The CMA decided in 2017 that Ping, a US golf manufacturer, had breached Chapter I of the Competition Act 1998, as well as Article 101(1) of the Treaty on the Functioning of the European Union (TFEU), by preventing two of its UK retailers from selling Ping golfing equipment on their websites. This resulted in the CMA imposing a fine of £1.45 million. Ping appealed to the CAT.
Ping argued that the ban was necessary to promote its business model of selling custom fitted golf clubs. Key elements of the CAT's findings were broadly that:
- Ping’s policy on promoting custom fitting was not consistent. Some of Ping’s account holders were allowed to sell non-custom fitted golf clubs on their websites, and non-custom fitted clubs were available in other channels (for example by telephone).
- There were less restrictive alternative measures that Ping could have taken to promote the sale of custom fitted golf clubs. These included:
- Recommending to customers that they take advantage of the custom fitting service;
- Requiring retailers to provide consumers with custom fitting options; and
- Requiring retailers to implement a tick-box for consumers to indicate that they understand the importance of custom fitting at the time of purchase of a non-custom fitted item.
The CAT therefore considered there was no basis on which to overturn the CMA’s decision that Ping’s online sales ban constituted a restriction by object.
The CAT also considered the £1.45 million penalty. It was found that the CMA had uplifted the penalty by 10% due to the involvement by Ping’s managing director in creating, implementing and enforcing the internet policies. The CAT ruled that the CMA had “erred in treating Ping’s managing director’s involvement as an aggravating factor”. It found that Ping restricted competition law through its negligence rather than with intention, and director-level involvement was necessary for a company of Ping’s size to implement the policy in question.
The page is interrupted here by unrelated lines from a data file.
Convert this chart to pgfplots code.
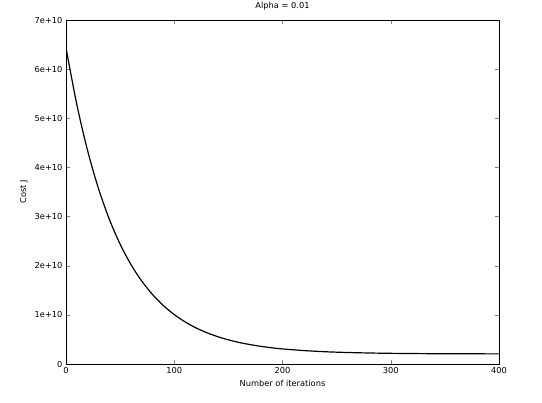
\documentclass[border=0pt]{standalone}
\usepackage{pgfplots}
\pgfplotsset{compat=1.18}
\usepackage{fontspec}
\setmainfont{DejaVu Sans}
\begin{document}
\begin{tikzpicture}
\useasboundingbox (0,0) rectangle (542bp,403bp);
\begin{axis}[at={(66bp,39bp)}, anchor=south west, scale only axis,
 width=433bp, height=344bp, xmin=0, xmax=400, ymin=0, ymax=7e10,
 xtick={0,100,...,400}, ytick={0,1e10,2e10,3e10,4e10,5e10,6e10,7e10},
 yticklabels={0,1e+10,2e+10,3e+10,4e+10,5e+10,6e+10,7e+10},
 scaled y ticks=false, tick align=inside, tick pos=both,
 major tick length=4bp, minor tick num=0,
 ticklabel style={font=\fontsize{8.3}{10}\selectfont},
 /pgf/number format/assume math mode=true,
 xlabel={Number of iterations}, ylabel={Cost J},
 label style={font=\fontsize{8.3}{10}\selectfont},
 title={Alpha = 0.01}, title style={font=\fontsize{8.3}{10}\selectfont},
 axis line style={black, line width=0.4pt}]
\addplot[black, line width=1.2pt, smooth] coordinates {
(0,64.34e9)(10,52.79e9)(20,43.38e9)(30,35.71e9)(40,29.47e9)(50,24.39e9)
(60,20.24e9)(70,16.87e9)(80,14.12e9)(90,11.88e9)(100,10.06e9)(110,8.57e9)
(120,7.36e9)(130,6.38e9)(140,5.57e9)(150,4.92e9)(160,4.38e9)(170,3.95e9)
(180,3.60e9)(190,3.30e9)(200,3.07e9)(220,2.73e9)(240,2.49e9)(260,2.34e9)
(280,2.24e9)(300,2.17e9)(330,2.11e9)(360,2.08e9)(400,2.06e9)};
\end{axis}
\end{tikzpicture}
\end{document}
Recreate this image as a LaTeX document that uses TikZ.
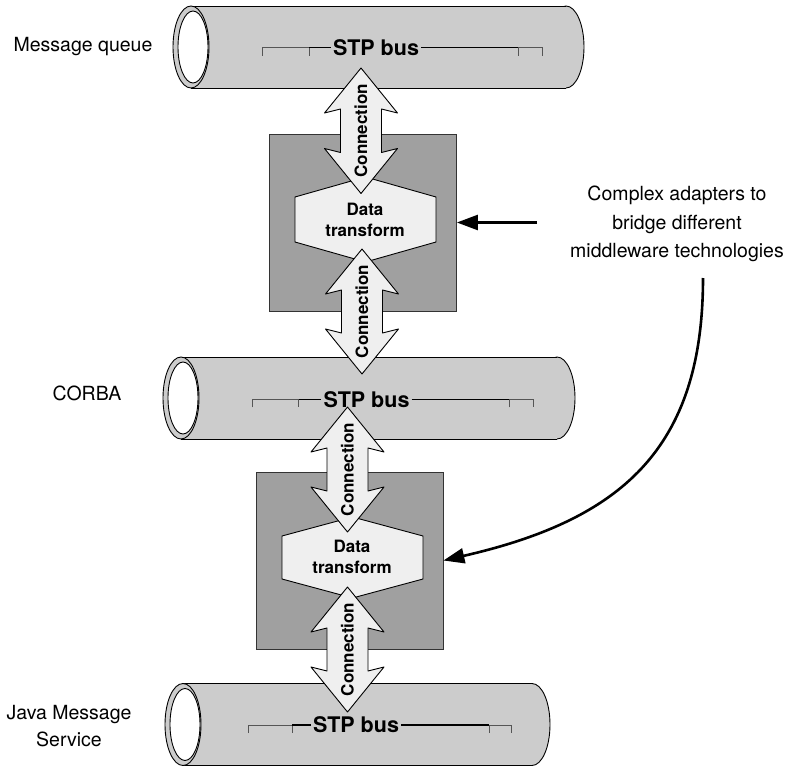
\documentclass[tikz,border=0pt]{standalone}
\usepackage{fontspec}
\setmainfont{TeX Gyre Heros}
\usetikzlibrary{arrows.meta}

\definecolor{tubefill}{HTML}{CCCCCC}
\definecolor{boxfill}{HTML}{A0A0A0}
\definecolor{lightfill}{HTML}{EFEFEF}
\definecolor{tickgray}{HTML}{555555}

% Horizontal bus tube: left cap centre x, right cap centre x, axis y
\newcommand\busTube[3]{%
  \draw[outline,fill=tubefill] (#2,#3) ellipse [x radius=18,y radius=41];
  \fill[tubefill] (#1,#3-41) rectangle (#2,#3+41);
  \draw[outline] (#1,#3-41) -- (#2,#3-41);
  \draw[outline] (#1,#3+41) -- (#2,#3+41);
  \draw[outline,fill=tubefill] (#1,#3) ellipse [x radius=18,y radius=41];
  \draw[outline,fill=white] (#1+2,#3) ellipse [x radius=15,y radius=36];
}

% Bracket rule around a bus label: node, line y, four tick positions
\newcommand\busRule[6]{%
  \draw[tickline] (#3,#2+8) -- (#3,#2) -- (#4,#2) -- (#4,#2+8);
  \draw[mainline] (#4,#2) -- (#1.west);
  \draw[mainline] (#1.east) -- (#5,#2);
  \draw[tickline] (#5,#2+8) -- (#5,#2) -- (#6,#2) -- (#6,#2+8);
}

% Double-headed connection arrow: centre x, top tip y, bottom tip y, name
\newcommand\connArrow[4]{%
  \draw[outline,fill=lightfill]
    (#1,#2) -- (#1+36.5,#2+45) -- (#1+20.5,#2+41) -- (#1+20.5,#3-41)
    -- (#1+36.5,#3-45) -- (#1,#3) -- (#1-36.5,#3-45) -- (#1-20.5,#3-41)
    -- (#1-20.5,#2+41) -- (#1-36.5,#2+45) -- cycle;
  \node[conntext] (#4) at (#1,{(#2+#3)/2}) {Connection};
}

\begin{document}
\begin{tikzpicture}[x=1pt,y=-1pt,
  outline/.style={draw=black,line width=0.9pt,line join=round},
  tickline/.style={draw=tickgray,line width=0.8pt},
  mainline/.style={draw=black,line width=1.1pt},
  adapterbox/.style={draw=black!80,line width=0.8pt,fill=boxfill,
    minimum width=187pt,minimum height=177pt,inner sep=0pt},
  hexfill/.style={outline,fill=lightfill},
  buslabel/.style={font=\fontsize{21.5}{24}\selectfont\bfseries,inner sep=2pt},
  conntext/.style={font=\fontsize{17}{20}\selectfont\bfseries,rotate=90,inner sep=0pt},
  datatext/.style={font=\fontsize{17}{21}\selectfont\bfseries,align=center,inner sep=0pt},
  sidelabel/.style={font=\fontsize{19.5}{27}\selectfont,align=center,inner sep=0pt},
  notearrow/.style={line width=2.6pt,-{Triangle[length=21pt,width=15pt]}}]

\useasboundingbox (0,0) rectangle (788,768);

% bus tubes
\busTube{191}{566}{47}
\busTube{181}{557}{398}
\busTube{183}{532}{724.5}

% adapter boxes
\node[adapterbox] (box1) at (363,222.5) {};
\node[adapterbox] (box2) at (349.5,560.5) {};

% data transform hexagons
\draw[hexfill] (295,197) -- (365.5,177) -- (436,197) -- (436,242)
  -- (365.5,262) -- (295,242) -- cycle;
\draw[hexfill] (282,536) -- (352.5,517) -- (423,536) -- (423,579)
  -- (352.5,598) -- (282,579) -- cycle;
\node[datatext] (dt1) at (365,219.5) {Data\\transform};
\node[datatext] (dt2) at (352,557) {Data\\transform};

% connection arrows
\connArrow{361}{68}{193.5}{conn1}
\connArrow{362}{249}{374}{conn2}
\connArrow{347.5}{407}{532}{conn3}
\connArrow{347.5}{587}{712}{conn4}

% bus labels with bracket rules
\node[buslabel] (bus1) at (376,47.7) {STP bus};
\busRule{bus1}{47.7}{262}{309}{518}{542}
\node[buslabel] (bus2) at (366.5,399.3) {STP bus};
\busRule{bus2}{399.3}{252}{298.5}{509}{533}
\node[buslabel] (bus3) at (356,725) {STP bus};
\busRule{bus3}{725}{248}{292}{489}{511}

% middleware names
\node[sidelabel] (mq) at (83,47) {Message queue};
\node[sidelabel] (corba) at (87,393) {CORBA};
\node[sidelabel] (jms) at (69,726.5) {Java Message\\Service};

% annotation
\node[sidelabel,font=\fontsize{19.5}{28.5}\selectfont] (note) at (677,224)
  {Complex adapters to\\bridge different\\middleware technologies};
\coordinate (notestart) at (537,222.5);
\coordinate (curvestart) at (703,278);
\draw[notearrow] (notestart) -- (box1.east);
\draw[notearrow] (curvestart) .. controls (703,450) and (620,520) .. (box2.east);

\end{tikzpicture}
\end{document}
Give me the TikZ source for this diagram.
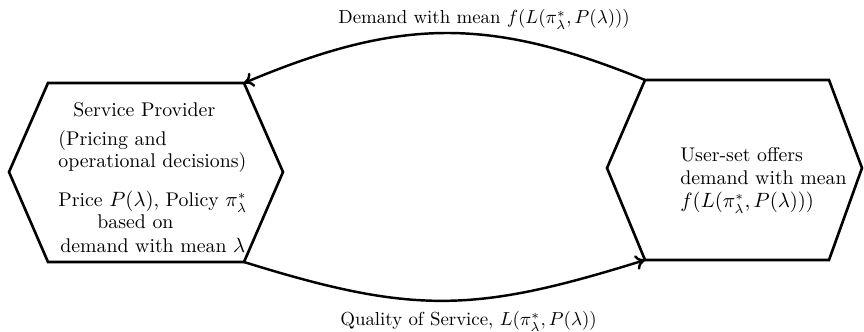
\documentclass[tikz,border=0pt]{standalone}
\usetikzlibrary{arrows.meta}
\begin{document}
\begin{tikzpicture}[x=0.53pt,y=-0.53pt,
  hexa/.style={line width=1.4pt, line join=miter},
  conn/.style={line width=1.3pt,-{To[length=5pt,width=8pt]}},
  txt/.style={anchor=base west, inner sep=0pt, font=\normalsize},
  btxt/.style={anchor=base west, inner sep=0pt, font=\fontsize{10.5}{12}\selectfont}]
\useasboundingbox (0,0) rectangle (864,332);
% left hexagon
\coordinate (l1) at (48,83);
\coordinate (l2) at (244,83);
\coordinate (l3) at (283,172);
\coordinate (l4) at (244,262);
\coordinate (l5) at (48,262);
\coordinate (l6) at (9,172);
\draw[hexa] (l1)--(l2)--(l3)--(l4)--(l5)--(l6)--cycle;
% right hexagon
\coordinate (r1) at (645,80);
\coordinate (r2) at (829,80);
\coordinate (r3) at (862,168);
\coordinate (r4) at (829,260);
\coordinate (r5) at (645,260);
\coordinate (r6) at (607,168);
\draw[hexa] (r1)--(r2)--(r3)--(r4)--(r5)--(r6)--cycle;
% left texts
\node[btxt] (sp) at (73,117) {Service Provider};
\node[btxt] (pa) at (58,146) {(Pricing and};
\node[btxt] (od) at (58,168) {operational decisions)};
\node[btxt] (pr) at (58,207) {Price $P(\lambda)$, Policy $\pi^*_\lambda$};
\node[btxt] (bo) at (97,229) {based on};
\node[btxt] (dm) at (60,253) {demand with mean $\lambda$};
% right texts
\node[btxt] (u1) at (680,162) {User-set offers};
\node[btxt] (u2) at (680,185) {demand with mean};
\node[btxt] (u3) at (680,208) {$f(L(\pi^*_\lambda,P(\lambda)))$};
% connectors
\draw[conn] (r1) .. controls +(-155,-63) and +(157,-66) .. (l2);
\draw[conn] (l4) .. controls +(170,53) and +(-170,53) .. (r5);
\node[txt] (tl) at (338,24) {Demand with mean $f(L(\pi^*_\lambda,P(\lambda)))$};
\node[txt] (bl) at (340,326) {Quality of Service, $L(\pi^*_\lambda,P(\lambda))$};
\end{tikzpicture}
\end{document}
The penalty was therefore reduced to £1.25 million.
Implications for businesses
The judgment in this case highlights the risks in engaging in what might be considered well established ‘object’ infringements of competition law, such as the ban in online sales in this case.
While the CAT did not consider that the underlying purpose of promoting custom fitting was necessarily problematic, it considered that Ping might have sought to achieve that objective in a less restrictive way.
This case emphasises the value of taking appropriate advice on strategic objectives, on how they might be lawfully achieved, and in ensuring consistency in application of any restrictions.
The CAT’s judgment might however provide some comfort for Managing Directors that their close involvement in such policies might not necessarily prove to be an aggravating factor when it comes to fines- this might otherwise have encouraged a hands off approach which might not have been helpful in seeking to achieve compliance.